Task objective | Omitting the pictures, copy exactly each line from the one containing "Output the Python" up to and including the one containing "import pandas as pd".

Input data |
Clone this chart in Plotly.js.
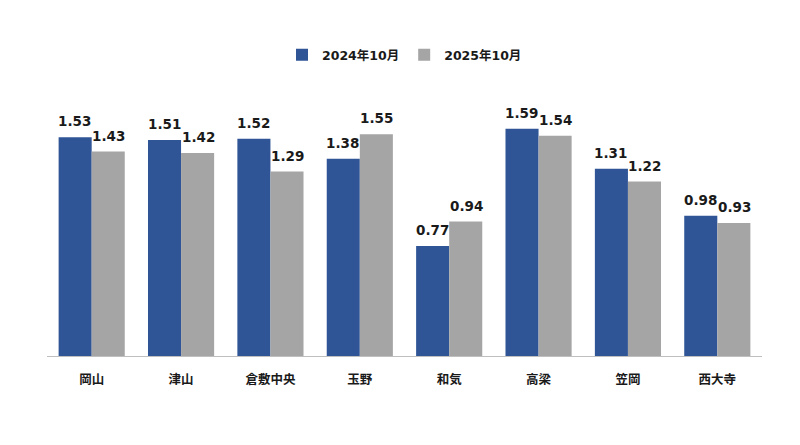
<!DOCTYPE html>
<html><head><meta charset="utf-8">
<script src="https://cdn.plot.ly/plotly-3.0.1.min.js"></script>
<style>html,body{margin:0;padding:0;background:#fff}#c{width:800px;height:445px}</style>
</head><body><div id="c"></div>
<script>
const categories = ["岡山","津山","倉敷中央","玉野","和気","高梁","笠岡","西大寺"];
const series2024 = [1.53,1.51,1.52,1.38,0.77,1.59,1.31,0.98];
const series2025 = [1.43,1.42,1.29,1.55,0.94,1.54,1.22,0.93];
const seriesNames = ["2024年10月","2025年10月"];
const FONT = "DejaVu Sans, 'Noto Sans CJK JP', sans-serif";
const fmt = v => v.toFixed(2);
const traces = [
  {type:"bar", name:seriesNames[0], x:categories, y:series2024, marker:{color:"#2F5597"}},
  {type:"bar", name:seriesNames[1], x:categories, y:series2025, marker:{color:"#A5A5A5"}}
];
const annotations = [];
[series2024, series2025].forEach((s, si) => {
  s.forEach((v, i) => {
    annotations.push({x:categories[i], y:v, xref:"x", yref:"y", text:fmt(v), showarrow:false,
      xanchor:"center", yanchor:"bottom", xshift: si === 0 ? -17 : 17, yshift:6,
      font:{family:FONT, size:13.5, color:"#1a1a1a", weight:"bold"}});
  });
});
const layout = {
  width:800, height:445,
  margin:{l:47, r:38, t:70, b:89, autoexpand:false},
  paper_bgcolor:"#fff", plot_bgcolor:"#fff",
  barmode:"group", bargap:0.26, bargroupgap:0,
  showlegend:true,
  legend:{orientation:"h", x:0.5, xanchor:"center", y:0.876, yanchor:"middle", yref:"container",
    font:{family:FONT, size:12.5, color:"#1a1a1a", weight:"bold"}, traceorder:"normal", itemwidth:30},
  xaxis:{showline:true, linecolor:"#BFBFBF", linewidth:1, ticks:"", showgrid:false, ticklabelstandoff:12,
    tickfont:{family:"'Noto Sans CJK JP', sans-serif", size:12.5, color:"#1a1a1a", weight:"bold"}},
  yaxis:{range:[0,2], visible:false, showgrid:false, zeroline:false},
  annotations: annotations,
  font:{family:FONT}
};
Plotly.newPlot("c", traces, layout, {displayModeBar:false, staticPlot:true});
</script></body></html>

...

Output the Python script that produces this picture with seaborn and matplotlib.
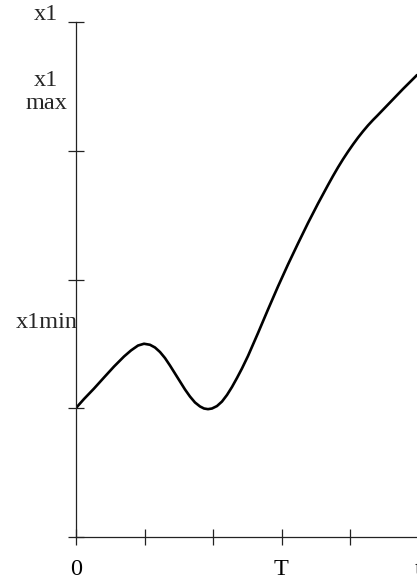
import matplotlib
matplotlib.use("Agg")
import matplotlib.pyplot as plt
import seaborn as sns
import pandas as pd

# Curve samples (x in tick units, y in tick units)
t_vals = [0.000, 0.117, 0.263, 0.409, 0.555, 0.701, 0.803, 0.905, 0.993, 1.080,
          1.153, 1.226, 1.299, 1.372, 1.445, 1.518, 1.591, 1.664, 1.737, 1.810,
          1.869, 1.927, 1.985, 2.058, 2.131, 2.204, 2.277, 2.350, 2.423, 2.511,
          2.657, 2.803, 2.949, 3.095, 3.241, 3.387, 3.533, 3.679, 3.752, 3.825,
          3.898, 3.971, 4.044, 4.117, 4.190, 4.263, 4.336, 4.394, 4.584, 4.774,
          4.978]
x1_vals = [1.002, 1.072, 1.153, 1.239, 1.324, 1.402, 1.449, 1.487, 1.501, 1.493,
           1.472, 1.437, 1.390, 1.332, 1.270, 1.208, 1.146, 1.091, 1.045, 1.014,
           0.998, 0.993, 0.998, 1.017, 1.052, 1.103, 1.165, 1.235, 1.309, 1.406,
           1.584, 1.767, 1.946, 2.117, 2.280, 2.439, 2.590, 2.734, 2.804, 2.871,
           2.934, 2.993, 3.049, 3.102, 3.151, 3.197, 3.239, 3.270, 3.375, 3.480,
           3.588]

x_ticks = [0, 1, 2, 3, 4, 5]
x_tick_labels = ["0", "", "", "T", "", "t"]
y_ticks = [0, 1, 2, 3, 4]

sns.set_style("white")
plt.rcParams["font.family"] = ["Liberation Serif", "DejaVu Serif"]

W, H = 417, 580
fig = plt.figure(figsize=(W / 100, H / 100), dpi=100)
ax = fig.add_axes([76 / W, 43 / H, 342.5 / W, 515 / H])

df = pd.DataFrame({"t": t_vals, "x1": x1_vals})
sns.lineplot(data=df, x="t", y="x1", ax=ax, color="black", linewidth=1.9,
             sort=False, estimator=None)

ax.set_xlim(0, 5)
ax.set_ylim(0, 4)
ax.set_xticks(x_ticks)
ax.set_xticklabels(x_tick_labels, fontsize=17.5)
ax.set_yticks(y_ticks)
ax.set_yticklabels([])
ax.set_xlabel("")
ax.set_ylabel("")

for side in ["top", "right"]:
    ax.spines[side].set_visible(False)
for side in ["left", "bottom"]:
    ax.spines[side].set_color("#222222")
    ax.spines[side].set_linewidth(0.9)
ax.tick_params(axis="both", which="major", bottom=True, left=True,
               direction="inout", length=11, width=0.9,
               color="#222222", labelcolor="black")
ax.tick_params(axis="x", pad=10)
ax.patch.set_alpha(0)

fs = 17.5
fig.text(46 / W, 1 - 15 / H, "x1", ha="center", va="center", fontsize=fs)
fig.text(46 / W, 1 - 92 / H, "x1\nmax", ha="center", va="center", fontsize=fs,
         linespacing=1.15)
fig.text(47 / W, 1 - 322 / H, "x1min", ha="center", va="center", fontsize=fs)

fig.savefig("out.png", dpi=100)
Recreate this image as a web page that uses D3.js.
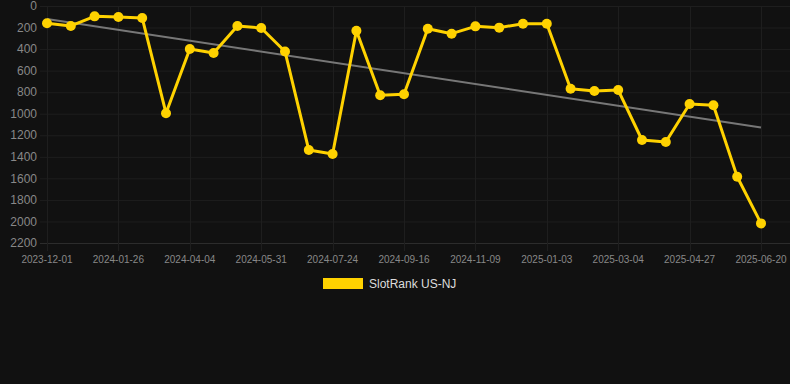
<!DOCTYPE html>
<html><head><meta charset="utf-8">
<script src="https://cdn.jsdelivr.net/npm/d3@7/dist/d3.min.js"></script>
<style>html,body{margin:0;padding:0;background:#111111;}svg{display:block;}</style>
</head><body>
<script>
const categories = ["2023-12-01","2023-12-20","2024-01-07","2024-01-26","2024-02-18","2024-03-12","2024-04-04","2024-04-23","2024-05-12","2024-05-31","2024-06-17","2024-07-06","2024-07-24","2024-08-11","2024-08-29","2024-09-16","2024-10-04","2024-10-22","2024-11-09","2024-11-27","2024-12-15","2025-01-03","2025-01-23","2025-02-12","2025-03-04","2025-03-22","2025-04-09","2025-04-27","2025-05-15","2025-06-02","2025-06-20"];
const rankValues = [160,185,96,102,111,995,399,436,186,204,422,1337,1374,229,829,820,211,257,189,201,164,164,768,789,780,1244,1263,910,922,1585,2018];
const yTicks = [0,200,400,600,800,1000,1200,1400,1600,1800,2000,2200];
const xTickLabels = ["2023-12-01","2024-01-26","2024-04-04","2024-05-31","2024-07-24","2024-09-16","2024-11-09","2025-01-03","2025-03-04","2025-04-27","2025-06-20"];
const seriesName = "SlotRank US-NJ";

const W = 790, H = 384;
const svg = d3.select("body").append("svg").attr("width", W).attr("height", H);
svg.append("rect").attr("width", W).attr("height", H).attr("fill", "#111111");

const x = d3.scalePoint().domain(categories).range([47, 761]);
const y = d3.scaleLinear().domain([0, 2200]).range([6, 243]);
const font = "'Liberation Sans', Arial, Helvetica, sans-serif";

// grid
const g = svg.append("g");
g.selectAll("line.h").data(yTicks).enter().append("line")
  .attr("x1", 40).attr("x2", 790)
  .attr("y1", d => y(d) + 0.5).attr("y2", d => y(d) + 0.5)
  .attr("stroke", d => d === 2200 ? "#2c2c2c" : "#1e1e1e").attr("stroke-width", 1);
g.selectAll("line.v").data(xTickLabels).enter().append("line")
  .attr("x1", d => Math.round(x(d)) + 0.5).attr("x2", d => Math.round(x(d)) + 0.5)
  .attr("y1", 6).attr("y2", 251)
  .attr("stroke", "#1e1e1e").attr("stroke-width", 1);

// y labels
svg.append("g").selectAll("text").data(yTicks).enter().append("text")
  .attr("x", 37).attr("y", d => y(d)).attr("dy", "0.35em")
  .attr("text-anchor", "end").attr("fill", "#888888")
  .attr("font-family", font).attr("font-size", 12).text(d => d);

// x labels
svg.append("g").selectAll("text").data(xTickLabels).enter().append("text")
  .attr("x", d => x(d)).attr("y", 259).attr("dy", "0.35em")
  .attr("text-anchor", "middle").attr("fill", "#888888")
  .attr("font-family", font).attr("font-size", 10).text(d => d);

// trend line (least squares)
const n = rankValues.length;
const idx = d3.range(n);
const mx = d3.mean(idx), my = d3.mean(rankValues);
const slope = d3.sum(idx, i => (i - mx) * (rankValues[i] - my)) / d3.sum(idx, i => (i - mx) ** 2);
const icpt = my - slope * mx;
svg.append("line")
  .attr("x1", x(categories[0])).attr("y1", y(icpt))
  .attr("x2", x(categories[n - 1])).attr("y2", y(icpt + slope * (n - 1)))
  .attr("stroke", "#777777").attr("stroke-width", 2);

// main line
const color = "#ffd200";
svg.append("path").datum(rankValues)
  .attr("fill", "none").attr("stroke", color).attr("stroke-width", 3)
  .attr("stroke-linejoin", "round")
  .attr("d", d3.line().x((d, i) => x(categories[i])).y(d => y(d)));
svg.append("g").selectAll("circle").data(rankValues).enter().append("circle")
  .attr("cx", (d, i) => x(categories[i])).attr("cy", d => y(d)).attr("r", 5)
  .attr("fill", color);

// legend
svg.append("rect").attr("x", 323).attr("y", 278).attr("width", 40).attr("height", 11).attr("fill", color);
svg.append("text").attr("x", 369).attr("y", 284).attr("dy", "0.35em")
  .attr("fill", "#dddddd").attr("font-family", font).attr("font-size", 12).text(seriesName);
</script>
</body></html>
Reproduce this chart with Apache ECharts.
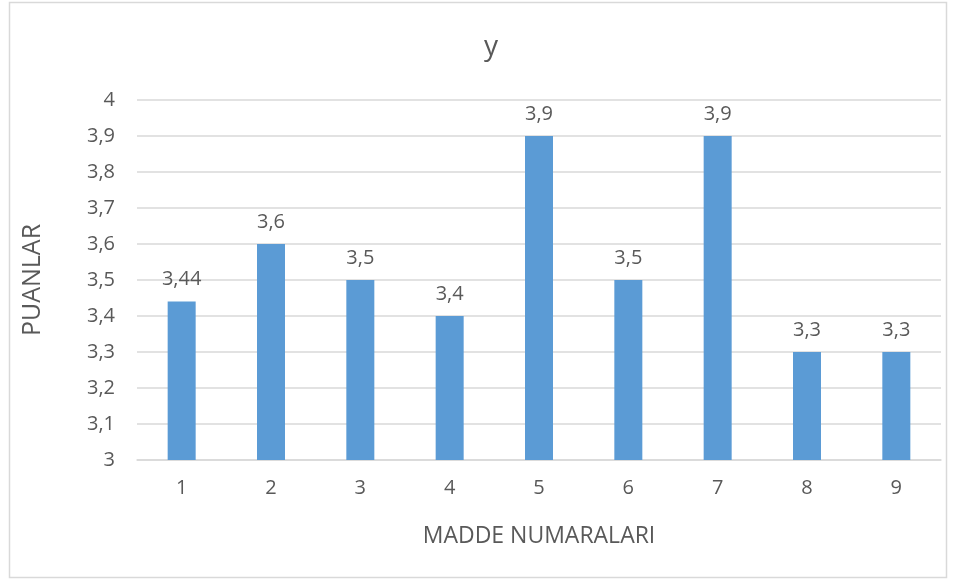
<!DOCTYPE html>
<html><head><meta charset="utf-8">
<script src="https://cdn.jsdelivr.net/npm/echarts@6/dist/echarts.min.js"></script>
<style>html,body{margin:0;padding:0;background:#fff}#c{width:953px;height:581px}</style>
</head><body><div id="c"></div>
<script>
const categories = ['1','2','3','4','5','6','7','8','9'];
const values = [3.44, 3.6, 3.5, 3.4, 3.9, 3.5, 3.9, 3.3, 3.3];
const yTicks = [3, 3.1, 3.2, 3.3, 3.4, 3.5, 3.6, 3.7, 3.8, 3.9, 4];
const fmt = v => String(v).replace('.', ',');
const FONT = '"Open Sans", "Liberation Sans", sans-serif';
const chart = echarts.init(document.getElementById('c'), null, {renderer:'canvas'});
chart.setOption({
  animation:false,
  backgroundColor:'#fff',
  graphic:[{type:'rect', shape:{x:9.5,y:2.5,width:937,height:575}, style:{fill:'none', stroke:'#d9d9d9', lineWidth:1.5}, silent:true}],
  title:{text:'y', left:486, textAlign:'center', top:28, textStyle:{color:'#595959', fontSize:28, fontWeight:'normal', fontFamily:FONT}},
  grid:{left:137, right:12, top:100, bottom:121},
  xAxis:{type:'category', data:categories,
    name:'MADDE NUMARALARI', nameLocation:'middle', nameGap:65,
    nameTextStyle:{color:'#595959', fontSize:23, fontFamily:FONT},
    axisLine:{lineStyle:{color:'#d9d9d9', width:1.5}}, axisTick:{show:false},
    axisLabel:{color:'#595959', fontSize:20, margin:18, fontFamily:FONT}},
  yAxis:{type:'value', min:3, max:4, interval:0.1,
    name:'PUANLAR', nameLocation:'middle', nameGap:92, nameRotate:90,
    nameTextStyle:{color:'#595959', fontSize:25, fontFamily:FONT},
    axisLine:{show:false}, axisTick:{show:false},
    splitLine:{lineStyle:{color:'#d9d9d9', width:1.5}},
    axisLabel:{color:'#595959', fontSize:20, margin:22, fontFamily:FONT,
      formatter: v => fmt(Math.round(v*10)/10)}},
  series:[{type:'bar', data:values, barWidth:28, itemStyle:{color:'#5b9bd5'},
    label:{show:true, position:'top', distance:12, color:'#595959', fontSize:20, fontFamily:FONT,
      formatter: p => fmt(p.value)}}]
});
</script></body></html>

Final result |
Output the Python script that produces this picture with seaborn and matplotlib.
import matplotlib
matplotlib.use("Agg")
import matplotlib.pyplot as plt
import seaborn as sns
import pandas as pd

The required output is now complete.